Sam Hufton will be attempting to add the English Boys Under-16 Stroke Play Championship to the Under-14 crown he won last August when the event is played at Radcliffe-on-Trent, Nottingham, on 4-6 July.

Hufton, from the Copt Heath Club in Warwickshire, lifted the Under-14 Championship for the Reid Trophy with a 36-hole aggregate of 148, four over par, at Longcliffe, Leicester. He also collected the Golf Foundation Under-14 Age Group title in a highly successful summer.

Now he bids to win the England Under-16 Championship for the McGregor Trophy against many of those he pipped last August.

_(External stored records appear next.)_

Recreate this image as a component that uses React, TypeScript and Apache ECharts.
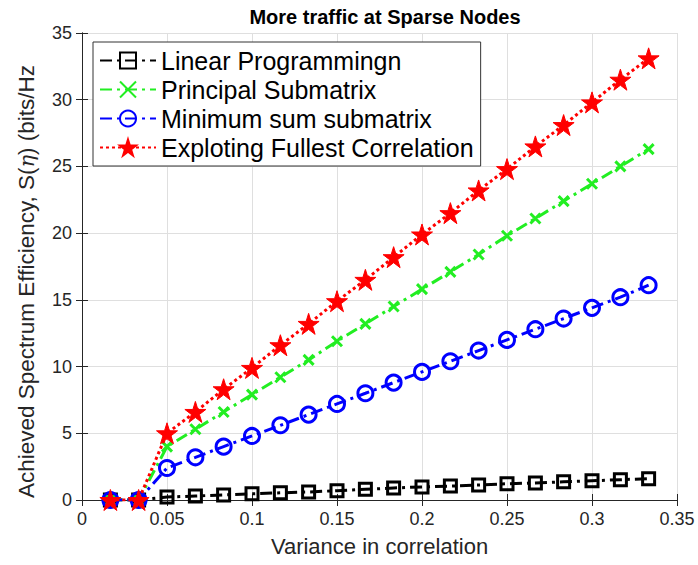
import React, { useEffect, useRef } from "react";
import * as echarts from "echarts";

const titleText = "More traffic at Sparse Nodes";
const xAxisName = "Variance in correlation";
const seriesNames = [
  "Linear Programmingn",
  "Principal Submatrix",
  "Minimum sum submatrix",
  "Exploting Fullest Correlation",
];
const xValues = [
  0.0167, 0.0333, 0.05, 0.0667, 0.0833, 0.1, 0.1167, 0.1333, 0.15, 0.1667,
  0.1833, 0.2, 0.2167, 0.2333, 0.25, 0.2667, 0.2833, 0.3, 0.3167, 0.3333,
];
const linearProgramming = [
  0, 0, 0.22, 0.3, 0.38, 0.46, 0.54, 0.6, 0.7, 0.8, 0.9, 0.98, 1.04, 1.12,
  1.22, 1.28, 1.36, 1.44, 1.52, 1.6,
];
const principalSubmatrix = [
  0, 0, 4.0, 5.3, 6.6, 7.9, 9.2, 10.5, 11.9, 13.2, 14.5, 15.8, 17.1, 18.4,
  19.8, 21.1, 22.4, 23.7, 25.0, 26.3,
];
const minimumSum = [
  0, 0, 2.4, 3.2, 4.0, 4.8, 5.6, 6.4, 7.2, 8.0, 8.8, 9.6, 10.4, 11.2, 12.0,
  12.8, 13.6, 14.4, 15.2, 16.1,
];
const fullestCorrelation = [
  0, 0, 5.0, 6.6, 8.3, 9.9, 11.6, 13.2, 14.9, 16.5, 18.2, 19.9, 21.5, 23.2,
  24.8, 26.5, 28.1, 29.8, 31.5, 33.1,
];

const FONT = "'Liberation Sans', Arial, Helvetica, sans-serif";
const AXIS_COLOR = "#262626";
const STAR =
  "path://M50,0 L61.23,34.55 L97.55,34.55 L68.16,55.9 L79.39,90.45 L50,69.1 L20.61,90.45 L31.84,55.9 L2.45,34.55 L38.77,34.55 Z";
const CROSS = "path://M0,0 L10,10 M10,0 L0,10";

function pairs(ys: number[]) {
  return ys.map((y, i) => [xValues[i], y]);
}

export default function App() {
  const ref = useRef<HTMLDivElement>(null);
  useEffect(() => {
    if (!ref.current) return;
    const chart = echarts.init(ref.current, null, { renderer: "svg" });
    const tickAxis = {
      axisLine: { show: true, lineStyle: { color: AXIS_COLOR, width: 1 } },
      axisTick: { show: true, inside: true, length: 6, lineStyle: { color: AXIS_COLOR } },
    };
    chart.setOption({
      animation: false,
      backgroundColor: "#ffffff",
      title: {
        text: titleText,
        left: 380,
        textAlign: "center",
        top: 2,
        textStyle: { fontFamily: FONT, fontSize: 20, fontWeight: "bold", color: "#000" },
      },
      legend: {
        orient: "vertical",
        left: 93,
        top: 42,
        padding: [6, 7, 6, 6],
        itemWidth: 56,
        itemHeight: 20,
        itemGap: 4,
        backgroundColor: "#ffffff",
        borderColor: "#333333",
        borderWidth: 1,
        borderRadius: 0,
        textStyle: { fontFamily: FONT, fontSize: 25, color: "#000" },
        data: seriesNames,
      },
      grid: { left: 82, right: 21, top: 33, bottom: 65, containLabel: false },
      xAxis: [
        {
          type: "value",
          min: 0,
          max: 0.35,
          interval: 0.05,
          position: "bottom",
          name: xAxisName,
          nameLocation: "middle",
          nameGap: 35,
          nameTextStyle: { fontFamily: FONT, fontSize: 22, color: AXIS_COLOR },
          ...tickAxis,
          axisLabel: { fontFamily: FONT, fontSize: 18, color: AXIS_COLOR, margin: 10 },
          splitLine: { show: true, lineStyle: { color: "#dfdfdf", width: 1 } },
        },
        {
          type: "value",
          min: 0,
          max: 0.35,
          interval: 0.05,
          position: "top",
          ...tickAxis,
          axisLabel: { show: false },
          splitLine: { show: false },
        },
      ],
      yAxis: [
        {
          type: "value",
          min: 0,
          max: 35,
          interval: 5,
          position: "left",
          name: "Achieved Spectrum Efficiency, S({i|η}) (bits/Hz",
          nameLocation: "middle",
          nameGap: 44,
          nameTextStyle: {
            fontFamily: FONT,
            fontSize: 22.5,
            color: AXIS_COLOR,
            padding: [0, 30, 0, 0],
            rich: { i: { fontFamily: "'DejaVu Serif', serif", fontStyle: "italic", fontSize: 21, color: AXIS_COLOR } },
          },
          ...tickAxis,
          axisLabel: { fontFamily: FONT, fontSize: 18, color: AXIS_COLOR, margin: 10 },
          splitLine: { show: true, lineStyle: { color: "#dfdfdf", width: 1 } },
        },
        {
          type: "value",
          min: 0,
          max: 35,
          interval: 5,
          position: "right",
          ...tickAxis,
          axisLabel: { show: false },
          splitLine: { show: false },
        },
      ],
      series: [
        {
          name: seriesNames[0],
          type: "line",
          data: pairs(linearProgramming),
          symbol: "rect",
          symbolSize: 12,
          lineStyle: { color: "#000000", width: 3, type: [12, 5, 3, 5] },
          itemStyle: { color: "rgba(255,255,255,0)", borderColor: "#000000", borderWidth: 3 },
          z: 2,
        },
        {
          name: seriesNames[1],
          type: "line",
          data: pairs(principalSubmatrix),
          symbol: CROSS,
          symbolSize: 10,
          lineStyle: { color: "#22ee22", width: 3, type: [12, 5, 3, 5] },
          itemStyle: { color: "rgba(255,255,255,0)", borderColor: "#22ee22", borderWidth: 3 },
          z: 3,
        },
        {
          name: seriesNames[2],
          type: "line",
          data: pairs(minimumSum),
          symbol: "circle",
          symbolSize: 15,
          lineStyle: { color: "#0000ff", width: 3, type: [12, 5, 3, 5] },
          itemStyle: { color: "rgba(255,255,255,0)", borderColor: "#0000ff", borderWidth: 3 },
          z: 4,
        },
        {
          name: seriesNames[3],
          type: "line",
          data: pairs(fullestCorrelation),
          symbol: STAR,
          symbolSize: 21,
          lineStyle: { color: "#ff0000", width: 3, type: [3, 3] },
          itemStyle: { color: "#ff0000", borderColor: "#ff0000", borderWidth: 1 },
          z: 5,
        },
      ],
    });
    return () => chart.dispose();
  }, []);
  return (
    <div
      ref={ref}
      style={{ position: "fixed", left: 0, top: 0, width: 698, height: 565, background: "#fff" }}
    />
  );
}
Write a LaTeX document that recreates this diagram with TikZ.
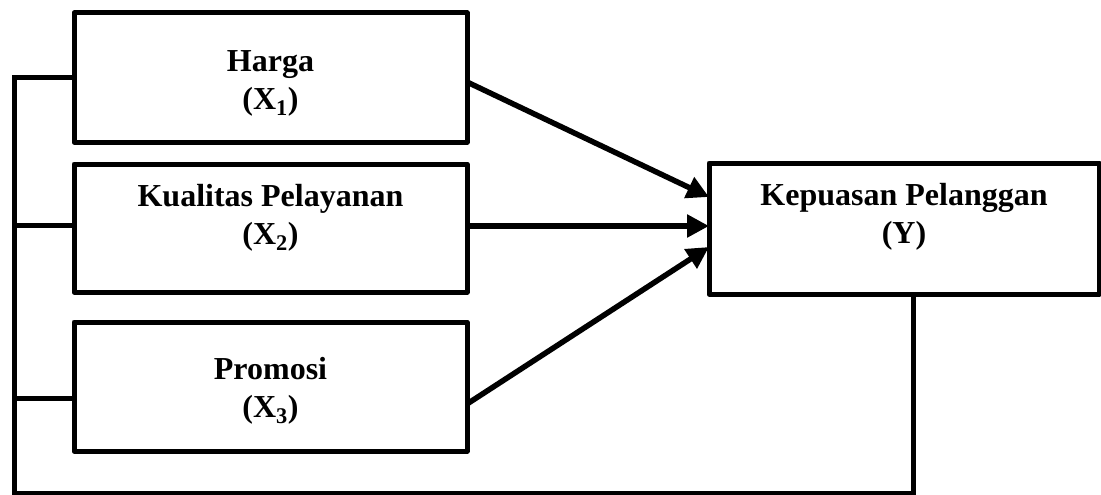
\documentclass[tikz,border=0pt]{standalone}
\usepackage{fontspec}
\setmainfont{Liberation Serif}
\usetikzlibrary{arrows.meta}
\begin{document}
\begin{tikzpicture}[x=1pt,y=-1pt,
  varbox/.style={draw=black, line width=5pt, line join=round, rectangle, inner sep=0pt, outer sep=0pt},
  lbl/.style={align=center, inner sep=0pt, font=\fontsize{32}{38}\selectfont\bfseries},
  arr/.style={line width=5.5pt, -{Triangle[length=22pt,width=22pt]}},
  bus/.style={line width=5pt, line join=miter}
]
\useasboundingbox (0,0) rectangle (1101,495);

\node[varbox, minimum width=393pt, minimum height=129pt] (x1) at (270.5,77.5) {};
\node[varbox, minimum width=393pt, minimum height=128pt] (x2) at (270.5,228) {};
\node[varbox, minimum width=393pt, minimum height=129pt] (x3) at (270.5,386.5) {};
\node[varbox, minimum width=390pt, minimum height=131pt] (y) at (904,228.5) {};

\node[lbl] (t1) at (270.5,83) {Harga\\(X\textsubscript{1})};
\node[lbl] (t2) at (270.5,218) {Kualitas Pelayanan\\(X\textsubscript{2})};
\node[lbl] (t3) at (270.5,391) {Promosi\\(X\textsubscript{3})};
\node[lbl] (ty) at (904,217) {Kepuasan Pelanggan\\(Y)};

% arrows
\coordinate (s1) at (467,82);
\coordinate (s2) at (467,226);
\coordinate (s3) at (467,404);
\coordinate (e1) at (709,197);
\coordinate (e2) at (709,226);
\coordinate (e3) at (709,247);
\draw[arr] (s1) -- (e1);
\draw[arr] (s2) -- (e2);
\draw[arr] (s3) -- (e3);

% feedback bus
\coordinate (yb) at (913,294);
\coordinate (b1) at (14.5,78);
\coordinate (b2) at (14.5,225);
\coordinate (b3) at (14.5,398);
\coordinate (l1) at (74,78);
\coordinate (l2) at (74,225);
\coordinate (l3) at (74,398);
\coordinate (bot) at (913,493);
\draw[bus] (yb) -- (bot) -| (b1) -- (l1);
\draw[bus] (b2) -- (l2);
\draw[bus] (b3) -- (l3);
\end{tikzpicture}
\end{document}
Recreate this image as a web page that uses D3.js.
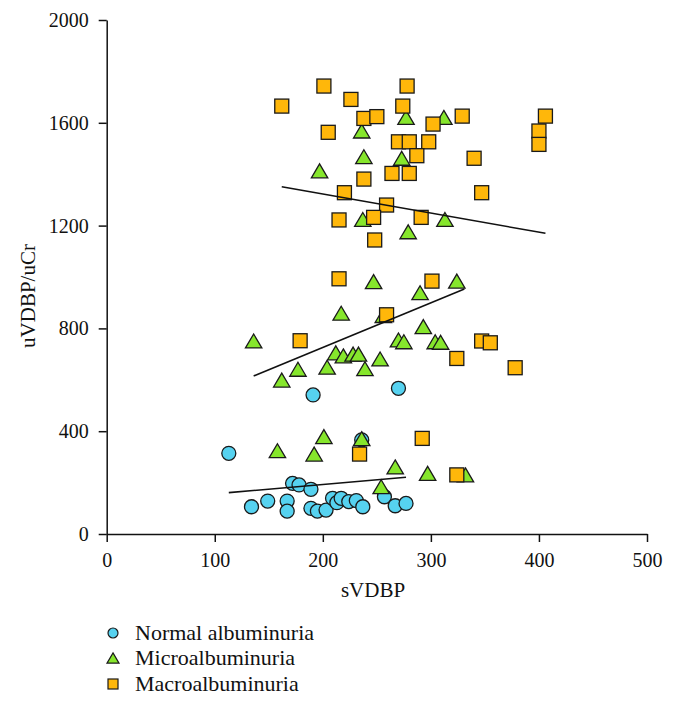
<!DOCTYPE html>
<html>
<head>
<meta charset="utf-8">
<script src="https://cdn.jsdelivr.net/npm/d3@7"></script>
<style>
  html, body { margin: 0; padding: 0; background: #fff; }
  svg { display: block; }
  text { font-family: "Liberation Serif", "Times New Roman", serif; fill: #111; }
</style>
</head>
<body>
<svg id="chart" width="676" height="704"></svg>
<script>
// ---------- data (sVDBP, uVDBP/uCr) ----------
const normalX = [113, 134, 149, 167, 167, 172, 178, 189, 189, 195, 203, 209, 213, 217, 224, 231, 237, 236, 257, 267, 277, 191, 270];
const normalY = [314, 106, 128, 128, 89, 197, 191, 174, 100, 89, 93, 139, 122, 139, 126, 130, 106, 366, 145, 110, 119, 541, 567];

const microX = [236, 238, 197, 237, 247, 277, 312, 273, 313, 279, 324, 290,
                217, 136, 212, 219, 228, 233, 253, 177, 204, 239, 162, 270, 275, 293, 304, 309, 256,
                201, 236, 158, 192, 267, 254, 297, 332];
const microY = [1568, 1468, 1413, 1224, 982, 1621, 1621, 1462, 1224, 1176, 984, 939,
                859, 751, 705, 693, 700, 700, 681, 641, 649, 643, 599, 755, 748, 807, 748, 746, 850,
                379, 371, 324, 311, 261, 184, 236, 230];

const macroX = [201, 226, 162, 238, 250, 205, 264, 238, 220, 259, 247, 215, 248, 215,
                278, 274, 302, 329, 406, 400, 400, 270, 280, 298, 287, 340, 280, 347, 291, 301,
                259, 179, 234, 347, 355, 324, 378, 292, 324];
const macroY = [1743, 1691, 1665, 1617, 1624, 1563, 1403, 1381, 1328, 1280, 1232, 1222, 1144, 993,
                1743, 1665, 1595, 1626, 1626, 1568, 1516, 1526, 1526, 1526, 1472, 1462, 1403, 1328, 1232, 984,
                853, 752, 311, 751, 744, 683, 647, 372, 230];

// regression line end points: [x1, y1, x2, y2]
const fitNormal = [113, 161, 277, 221];
const fitMicro  = [136, 615, 331, 953];
const fitMacro  = [162, 1351, 406, 1170];

const xTicks = [0, 100, 200, 300, 400, 500];
const yTicks = [0, 400, 800, 1200, 1600, 2000];
const seriesNames = ["Normal albuminuria", "Microalbuminuria", "Macroalbuminuria"];
const xTitle = "sVDBP";
const yTitle = "uVDBP/uCr";

// ---------- drawing ----------
const svg = d3.select("#chart");
const x = d3.scaleLinear().domain([0, 500]).range([106.7, 647]);
const y = d3.scaleLinear().domain([0, 2000]).range([534, 20]);

const colors = { circle: "#56d2f0", tri: "#86e62c", sq: "#ffb70a" };
const strokeCol = "#1a1a1a";
const fmt = d3.format("d");

function triPath(s) { // bbox-centred triangle, width 2s
  const h = s * 1.7;
  return `M0,${-h/2}L${s},${h/2}L${-s},${h/2}Z`;
}

// axes
const yAxis = d3.axisLeft(y).tickValues(yTicks).tickFormat(fmt).tickSize(8).tickSizeOuter(0).tickPadding(10);
const xAxis = d3.axisBottom(x).tickValues(xTicks).tickFormat(fmt).tickSize(8).tickSizeOuter(0).tickPadding(11);

const gy = svg.append("g").attr("transform", `translate(${x(0)},0)`).call(yAxis);
const gx = svg.append("g").attr("transform", `translate(0,${y(0)})`).call(xAxis);
[gx, gy].forEach(g => {
  g.attr("font-family", "Liberation Serif, serif").attr("font-size", 20);
  g.selectAll("path, line").attr("stroke", "#111").attr("stroke-width", 1.5);
  g.selectAll("text").attr("fill", "#111").style("font-family", "Liberation Serif, serif");
});

// points: circles, then triangles, then squares
const gPts = svg.append("g");
gPts.selectAll("circle.n").data(normalX.map((v, i) => [v, normalY[i]]))
  .join("circle").attr("class", "n")
  .attr("cx", d => x(d[0])).attr("cy", d => y(d[1])).attr("r", 7)
  .attr("fill", colors.circle).attr("stroke", strokeCol).attr("stroke-width", 1.3);

gPts.selectAll("path.m").data(microX.map((v, i) => [v, microY[i]]))
  .join("path").attr("class", "m")
  .attr("d", triPath(8.2))
  .attr("transform", d => `translate(${x(d[0])},${y(d[1])})`)
  .attr("fill", colors.tri).attr("stroke", strokeCol).attr("stroke-width", 1.3).attr("stroke-linejoin", "miter");

gPts.selectAll("rect.M").data(macroX.map((v, i) => [v, macroY[i]]))
  .join("rect").attr("class", "M")
  .attr("x", d => x(d[0]) - 7).attr("y", d => y(d[1]) - 7)
  .attr("width", 14).attr("height", 14)
  .attr("fill", colors.sq).attr("stroke", strokeCol).attr("stroke-width", 1.3);

// regression lines
[fitNormal, fitMicro, fitMacro].forEach(f => {
  svg.append("line")
    .attr("x1", x(f[0])).attr("y1", y(f[1]))
    .attr("x2", x(f[2])).attr("y2", y(f[3]))
    .attr("stroke", "#111").attr("stroke-width", 1.6);
});

// axis titles
svg.append("text").attr("x", 373).attr("y", 597).attr("text-anchor", "middle")
  .style("font-size", "21px").text(xTitle);
svg.append("text").attr("transform", "translate(35,296) rotate(-90)").attr("text-anchor", "middle")
  .style("font-size", "21px").text(yTitle);

// legend
const legend = svg.append("g");
const ly = [633, 658, 684];
legend.append("circle").attr("cx", 113).attr("cy", ly[0]).attr("r", 5)
  .attr("fill", colors.circle).attr("stroke", strokeCol).attr("stroke-width", 1.2);
legend.append("path").attr("d", triPath(6)).attr("transform", `translate(113,${ly[1]})`)
  .attr("fill", colors.tri).attr("stroke", strokeCol).attr("stroke-width", 1.2);
legend.append("rect").attr("x", 108).attr("y", ly[2] - 5).attr("width", 10).attr("height", 10)
  .attr("fill", colors.sq).attr("stroke", strokeCol).attr("stroke-width", 1.2);
seriesNames.forEach((n, i) => {
  legend.append("text").attr("x", 135).attr("y", ly[i]).attr("dy", "0.33em")
    .style("font-size", "22px").text(n);
});
</script>
</body>
</html>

Ben Evans (East Sussex National), who finished two strokes behind Hufton at Longcliffe, is also in the field and will be hoping for better preparation than he had a year ago. Then, the Millfield School pupil was recovering from a broken leg sustained while high jumping.

In fact, most of the leading dozen in last year's Reid Trophy will be in the McGregor field such as Castle Eden's Tom Maddison and John Haugh (Salisbury and South Wilts), who shared third place at Longcliffe.

Mark Coppell (Woodcote Park), son of former England soccer international Steve Coppell, joint seventh last August, is also competing, as is Gary Boyd (Cherwell Edge), shock winner of the EGU Gold Medal at Woodhall Spa in 1998 at the age of 11.

Daniel Dunn (Harrogate), winner of the Reid Trophy in 1999, is another likely to challenge, as are Michael Pearson (Blankney) and David Collinson (Hesketh), joint runners-up to Dunn, while the 132-strong field also includes another Harrogate youngster, the highly promising John Parry.

There is less of an overseas challenge this year but players from Italy and Wales are also in the field, while the quartet who will represent England in the Under-16 international against Italy in the curtain-raiser to the McGregor on 3 July, Matthew Baldwin (Hesketh), Nic Griffin (Haywards Heath), Paul Waring (Bromborough) and James Ruth (Tavistock), are also competing,

The McGregor returns to its traditional home at Radcliffe-on-Trent this year after visiting Fairhaven in Lancashire and Woodbury Park, Devon, in the past two years.

A total of 196 entries were received, 29 more than last year, but those with handicaps of seven and above were balloted out. A glance at the names of past winners of the McGregor show that several have gone on to greater things, such as Jim Payne, winner in 1986 and '87, Steve Webster in 1992, and Justin Rose in 1995.